The decision



Upper Tribunal
(Immigration and Asylum Chamber) Appeal Number: AA/01076/2015
AA/01078/2015


THE IMMIGRATION ACTS


Heard at Manchester IAC
Decision and Reasons Promulgated
On 31st March 2016
On 8th April 2016




Before

UPPER TRIBUNAL JUDGE COKER

Between


[I A]
[A R]
(no anonymity order made)
Appellant
and

SECRETARY OF STATE FOR THE HOME DEPARTMENT
Respondent

Representation:

For the Appellant: Mr J Nicholson, counsel, instructed by Broudie Jackson Canter solicitors
For the Respondent: Mr G Harrison, Senior Home Office Presenting Officer

DETERMINATION AND REASONS

1. The appellant was granted permission to appeal on the grounds that the judge had inadequately dealt with the expert report of Dr George in regard to the adequacy of protection available in Baghdad and the level of indiscriminate violence.

2. There was a cut and paste error by Dr George in one paragraph where he referred to one person with a different name rather than to the two appellants. As a consequence of this the First-tier Tribunal judge concluded that Dr George was not suggesting that the Baghdad authorities would be unable to assist the appellants.

3. Paragraph 37 of the First-tier Tribunal decision considers the country guidance before the Tribunal at that time. The judge makes no significant reference to Dr George's report and how and to what extent it differs or may call for a different conclusion to that in the country guidance cases. There is no assessment of the appellants' particular circumstances; a failure to engage with the particular factual matrix for these appellants.

4. The judge refers to 'anecdotal' evidence. It is difficult to understand on what basis Dr George's expert report can be dismissed, with no attendant reasons, as 'anecdotal'. Dr George is an experienced expert who has provided the Tribunal with considerable recognised expert assistance in country guidance cases in the past. Save for one typographical error the report called for legitimate and significant consideration, a consideration that the judge has failed to employ.

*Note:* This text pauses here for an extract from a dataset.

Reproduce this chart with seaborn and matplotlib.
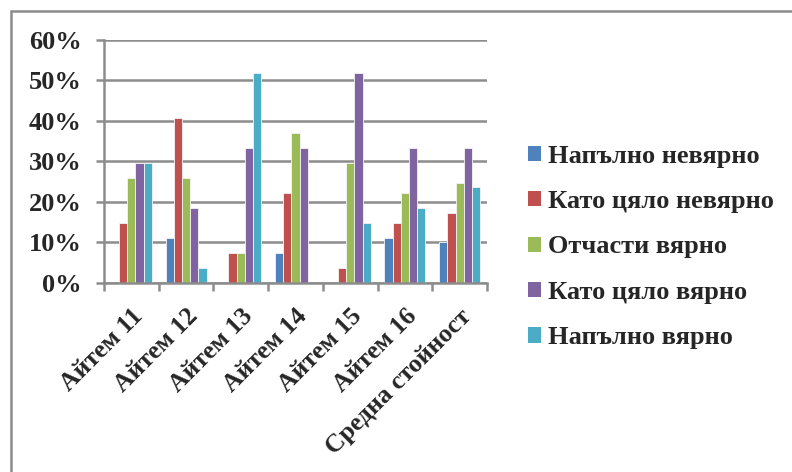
import matplotlib
matplotlib.use("Agg")
import matplotlib.pyplot as plt
import seaborn as sns
import pandas as pd
from matplotlib.patches import Rectangle, Patch

# Response shares (%) per item for each answer option
items = ["Айтем 11", "Айтем 12", "Айтем 13", "Айтем 14", "Айтем 15", "Айтем 16", "Средна стойност"]
options = ["Напълно невярно", "Като цяло невярно", "Отчасти вярно", "Като цяло вярно", "Напълно вярно"]
fully_false = [0.0, 11.1, 0.0, 7.4, 0.0, 11.1, 9.9]
mostly_false = [14.8, 40.7, 7.4, 22.2, 3.7, 14.8, 17.3]
partly_true = [25.9, 25.9, 7.4, 37.0, 29.6, 22.2, 24.6]
mostly_true = [29.6, 18.5, 33.3, 33.3, 51.9, 33.3, 33.3]
fully_true = [29.6, 3.7, 51.9, 0.0, 14.8, 18.5, 23.6]
y_ticks = [0, 10, 20, 30, 40, 50, 60]

colors = ["#4F81BD", "#C0504D", "#9BBB59", "#8064A2", "#4BACC6"]

series = [fully_false, mostly_false, partly_true, mostly_true, fully_true]
df = pd.DataFrame(
    [(item, opt, vals[i]) for opt, vals in zip(options, series) for i, item in enumerate(items)],
    columns=["item", "option", "value"],
)

sns.set_theme(style="white")
plt.rcParams["font.family"] = ["Liberation Serif", "DejaVu Serif"]
plt.rcParams["font.weight"] = "bold"

fig = plt.figure(figsize=(7.92, 4.72), dpi=100)
ax = fig.add_axes([104 / 792, 1 - 282.5 / 472, (487 - 104) / 792, (282.5 - 40) / 472])

sns.barplot(
    data=df, x="item", y="value", hue="option", hue_order=options, order=items,
    palette=colors, width=0.75, saturation=1, edgecolor="#f4f4f4", linewidth=0.6,
    ax=ax, legend=False,
)

grid_c = "#8c8c8c"
ax.set_ylim(0, 60)
ax.set_xlim(-0.5, len(items) - 0.5)
ax.set_yticks(y_ticks)
ax.set_yticklabels([f"{t}%" for t in y_ticks], fontsize=19, fontweight="bold")
ax.yaxis.grid(True, color=grid_c, linewidth=1.8)
ax.set_axisbelow(True)

# category boundaries carry the tick marks; labels sit at category centres
ax.set_xticks([i - 0.5 for i in range(len(items) + 1)])
ax.set_xticklabels([])
ax.set_xticks(range(len(items)), minor=True)
ax.set_xticklabels(items, minor=True, rotation=45, ha="right", rotation_mode="anchor",
                   fontsize=18.5, fontweight="bold")
ax.tick_params(axis="x", which="major", length=6, width=1.8, color=grid_c, bottom=True)
ax.tick_params(axis="x", which="minor", length=0, pad=16)
ax.tick_params(axis="y", length=6, width=1.8, color=grid_c, left=True, pad=10)
ax.set_xlabel("")
ax.set_ylabel("")

for side in ["top", "right"]:
    ax.spines[side].set_visible(False)
for side in ["left", "bottom"]:
    ax.spines[side].set_color(grid_c)
    ax.spines[side].set_linewidth(1.8)

handles = [Patch(facecolor=c, edgecolor="none") for c in colors]
fig.legend(
    handles, options, loc="center left", bbox_to_anchor=(528 / 792, 1 - 247 / 472),
    frameon=False, prop={"family": "Liberation Serif", "weight": "bold", "size": 19},
    handlelength=0.5, handleheight=0.5, handletextpad=0.25, labelspacing=0.85,
    borderaxespad=0, borderpad=0,
)

# chart frame
fig.patches.append(Rectangle((11 / 792, -0.1), 1.2, 1 - 11 / 472 + 0.1, transform=fig.transFigure,
                             fill=False, edgecolor="#8c8c8c", linewidth=1.8))

fig.savefig("out.png", dpi=100)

5. Mr Harrison did not seek to persuade me that the First-tier Tribunal judge had engaged with material evidence and as a consequence the findings were not fundamentally flawed.

6. For these reasons I am satisfied that the First-tier Tribunal judge erred in law and I set aside the decision to be remade.

7. In the light of the error of law found, there has been no legitimate hearing of the substance of the appeal at all and no preserved findings of any kind. The scheme of the Tribunals Court and Enforcement Act 2007 does not assign the function of primary fact finding to the Upper Tribunal. In these circumstances s.12(2) of the TCEA 2007 requires me to remit the case to the First tier with directions.

Conclusions:

The making of the decision of the First-tier Tribunal did involve the making of an error on a point of law.

I set aside the decision and remit the hearing to the First-tier Tribunal for hearing before a First-tier Tribunal judge other than Judge Smith.